A Comparative Study of the Physico-Mechanical Properties of Material Extrusion 3D-Printed and Injection Molded Wood-Polymeric Biocomposites

The present study evaluates the effect of material extrusion 3D-printing and injection moulding (IM) on the physico-mechanical properties of polylactic acid (PLA)-wood flour (WF) biocomposites. The effect of both WF, at high levels, and a plasticizer on physico-mechanical properties was systematically evaluated and reported. All formulations were compounded using a batch melt-compounder with WF concentrations of 10 to 40 wt% with and without polyethylene glycol (PEG, 5 and 10 wt%) as plasticizer to provide filaments with uniform diameter by using a simple single screw extruder. Filaments with different weight% of wood content up to as high as 40 wt% were prepared, extruded, and 3D-printed using a low-cost desktop fused deposition modelling (FDM) 3D printer without any nozzle clogging for the first time. All filaments, 3D-printed, and injection-moulded parts were analysed for their physico-chemical, thermal, and mechanical properties in order to highlight the difference between IM and 3D printing in producing wood-based biocomposites, along with the importance of 3D printing optimization.

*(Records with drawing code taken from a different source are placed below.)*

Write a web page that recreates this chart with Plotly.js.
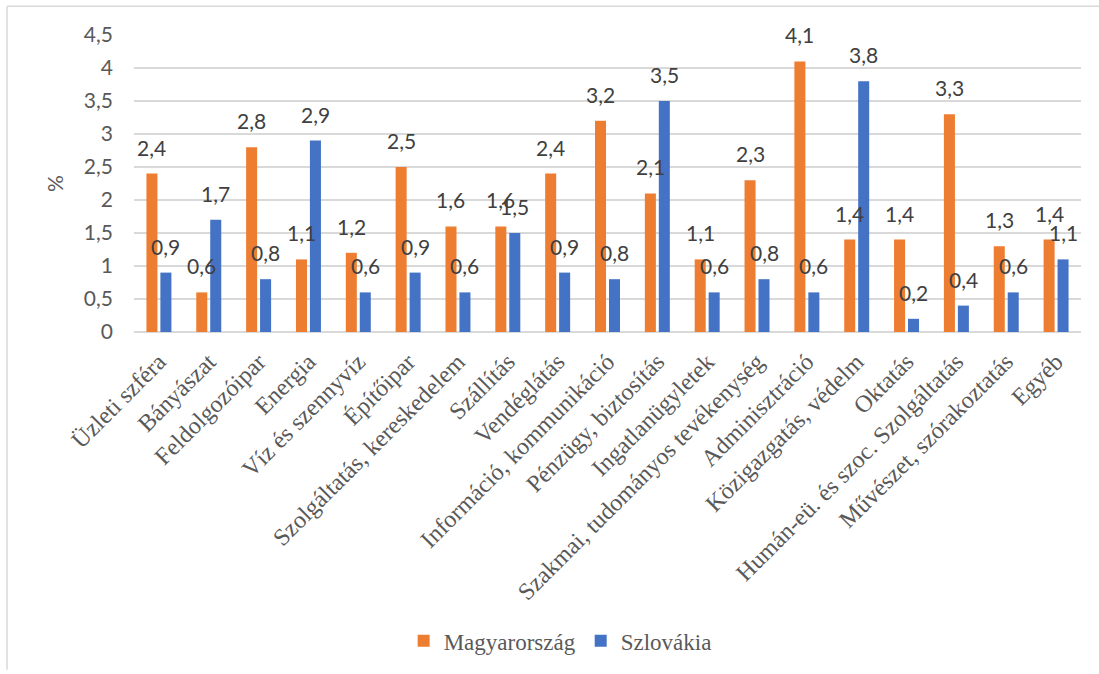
<!DOCTYPE html>
<html>
<head>
<meta charset="utf-8">
<script src="https://cdn.plot.ly/plotly-3.0.1.min.js"></script>
<style>html,body{margin:0;padding:0;background:#fff;}#chart{width:1099px;height:674px;}</style>
</head>
<body>
<div id="chart"></div>
<script>
const categories = [
  "Üzleti szféra", "Bányászat", "Feldolgozóipar", "Energia", "Víz és szennyvíz",
  "Építőipar", "Szolgáltatás, kereskedelem", "Szállítás", "Vendéglátás",
  "Információ, kommunikáció", "Pénzügy, biztosítás", "Ingatlanügyletek",
  "Szakmai, tudományos tevékenység", "Adminisztráció", "Közigazgatás, védelm",
  "Oktatás", "Humán-eü. és szoc. Szolgáltatás", "Művészet, szórakoztatás", "Egyéb"
];
const magyarorszag = [2.4, 0.6, 2.8, 1.1, 1.2, 2.5, 1.6, 1.6, 2.4, 3.2, 2.1, 1.1, 2.3, 4.1, 1.4, 1.4, 3.3, 1.3, 1.4];
const szlovakia    = [0.9, 1.7, 0.8, 2.9, 0.6, 0.9, 0.6, 1.5, 0.9, 0.8, 3.5, 0.6, 0.8, 0.6, 3.8, 0.2, 0.4, 0.6, 1.1];
const seriesNames = ["Magyarország", "Szlovákia"];
const yTickVals = [0, 0.5, 1, 1.5, 2, 2.5, 3, 3.5, 4, 4.5];
const yTickText = ["0", "0,5", "1", "1,5", "2", "2,5", "3", "3,5", "4", "4,5"];

const fmt = v => v.toFixed(1).replace('.', ',');
const numFont = "Lato";
const serif = "Liberation Serif";

const traces = [
  {type: 'bar', name: seriesNames[0], x: categories, y: magyarorszag,
   marker: {color: '#ED7D31'}, hoverinfo: 'none'},
  {type: 'bar', name: seriesNames[1], x: categories, y: szlovakia,
   marker: {color: '#4472C4'}, hoverinfo: 'none'}
];

const annotations = [];
[[magyarorszag, -7], [szlovakia, 7]].forEach(([vals, shift]) => {
  vals.forEach((v, i) => {
    annotations.push({
      x: categories[i], y: v, xref: 'x', yref: 'y',
      text: fmt(v), showarrow: false,
      xanchor: 'center', yanchor: 'bottom',
      xshift: shift, yshift: 12,
      font: {family: numFont, size: 21, color: '#404040'}
    });
  });
});

const layout = {
  width: 1099, height: 674,
  margin: {l: 134, r: 18, t: 35, b: 340},
  paper_bgcolor: '#ffffff', plot_bgcolor: '#ffffff',
  barmode: 'group', bargap: 0.44, bargroupgap: 0.21,
  showlegend: true,
  legend: {orientation: 'h', x: 0.45, xanchor: 'center', y: -1.04, yanchor: 'middle',
           font: {family: serif, size: 23, color: '#595959'},
           itemwidth: 30, traceorder: 'normal'},
  xaxis: {
    type: 'category', tickangle: -45, showgrid: false, zeroline: false,
    showline: false, ticks: '', ticklabelstandoff: 10,
    tickfont: {family: serif, size: 24, color: '#595959'}
  },
  yaxis: {
    range: [0, 4.5], tickvals: yTickVals, ticktext: yTickText,
    showgrid: true, gridcolor: '#D9D9D9', gridwidth: 1.5,
    zeroline: true, zerolinecolor: '#D9D9D9', zerolinewidth: 1.5,
    showline: false, ticks: '', ticklabelstandoff: 20,
    tickfont: {family: numFont, size: 21, color: '#595959'},
    title: {text: '%', standoff: 14, font: {family: numFont, size: 21, color: '#595959'}}
  },
  annotations: annotations,
  shapes: [
    {type: 'line', xref: 'paper', yref: 'paper', x0: (7-134)/947, x1: (1099-134)/947,
     y0: (334-6)/299, y1: (334-6)/299, line: {color: '#D9D9D9', width: 1.5}},
    {type: 'line', xref: 'paper', yref: 'paper', x0: (7-134)/947, x1: (7-134)/947,
     y0: (334-6)/299, y1: (334-674)/299, line: {color: '#D9D9D9', width: 1.5}}
  ]
};

Plotly.newPlot('chart', traces, layout, {displayModeBar: false, staticPlot: true});
</script>
</body>
</html>
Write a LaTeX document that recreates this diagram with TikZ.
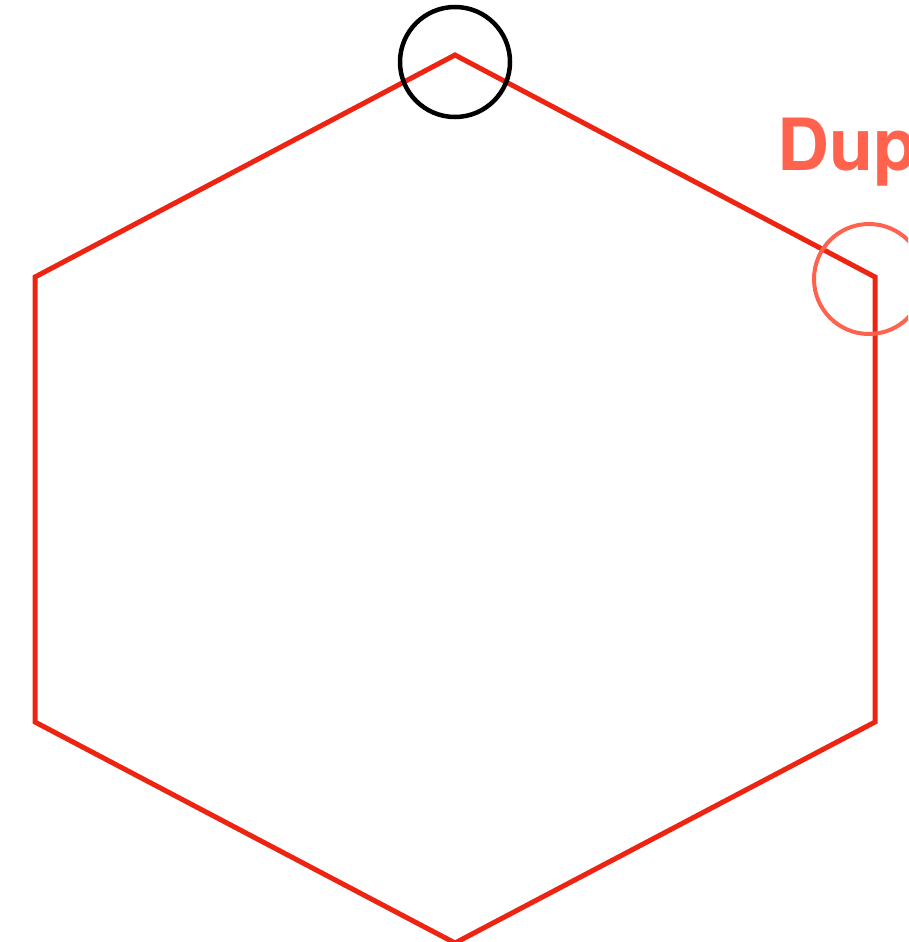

The mechanical results indicated that the IM specimens had higher tensile strength and modulus compared to 3D-printed samples. Meanwhile, increasing PEG reduced the tensile strength and modulus, due to external plasticization, with the IM composites being more obvious in property changes. Morphological analysis showed evidence of voids for both methods, but 3D-printed samples were more pronounced.